Data lake storage systems
Data lakes are changing the game for how businesses store and manage their data. Instead of siloed databases and spreadsheets, data lake systems allow you to store and access massive amounts of data in one place, giving you the flexibility to analyse it in real-time. They use different types of storage systems to achieve this. These are as follows.
- File-based storage systems: Hadoop Distributed File System (HDFS) and Azure Data Lake by Microsoft are file-based data lakes used for storage.
- Single data store: These types of data stores focus on specific types of data and use a single database system for their storage.
- Cloud-based data lakes: Large scale commercial data lakes are available on cloud infrastructure like Amazon Web Services (AWS), Azure Data Lake Store, Google Cloud Platform (GCP), Alibaba Cloud, and the Data Cloud from Snowflake.
Advantages of data lakes
Data lakes empower organisations to gain insights and create actionable strategies. However, there is a lot more to them.
- Cost-effective: Data lakes are less expensive to deploy than traditional decision-oriented databases.
- Data fidelity: They preserve the original data to avoid any data loss that could occur from data preprocessing and transformation operations. However, data fidelity also introduces a high risk of data inconsistency in data lakes due to data integration from multiple, disparate sources without any transformation.

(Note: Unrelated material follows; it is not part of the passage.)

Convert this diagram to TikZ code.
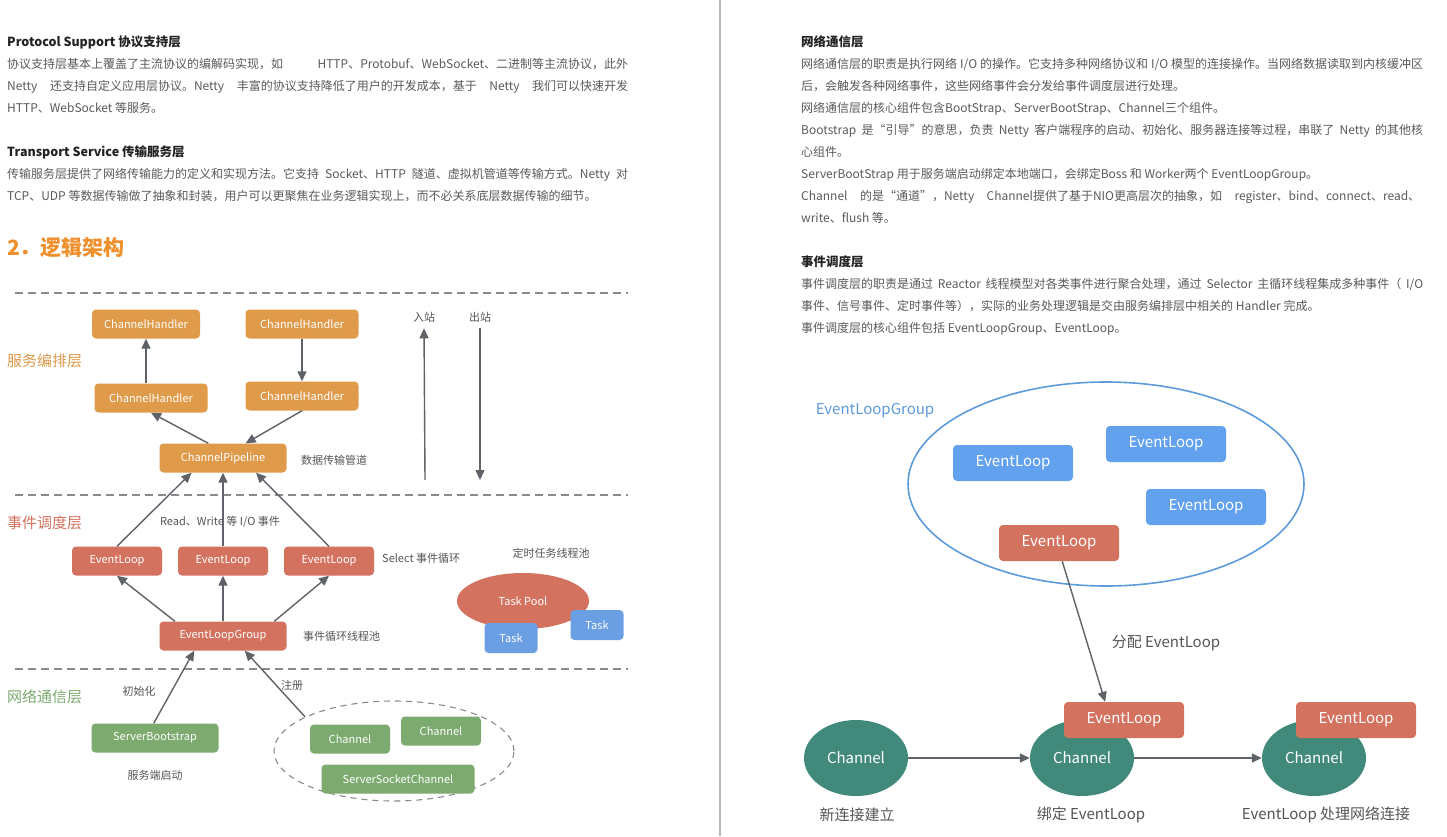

- Flexibility and agility: Data lakes have a schema-on-read approach; so they can read any data type and format. Thus, data lakes enable a wider range of analyses than traditional decision-oriented databases, such as data warehouses and data marts, and show better flexibility and agility.
- Real-time data ingestion: Data is ingested into the data lake without any transformation, minimising the time lag between data extracted from sources and its ingestion into databases.
- High scalability: As data lakes are implemented using distributed technologies, they provide high scalability.
- Fault tolerance: The underlying technologies of data lakes provide high resilience to both hardware and software failures, resulting in excellent fault tolerance.
To sum up, data lakes empower organisations to uncover valuable insights from their data, paving the way for data-driven decision-making in the digital age.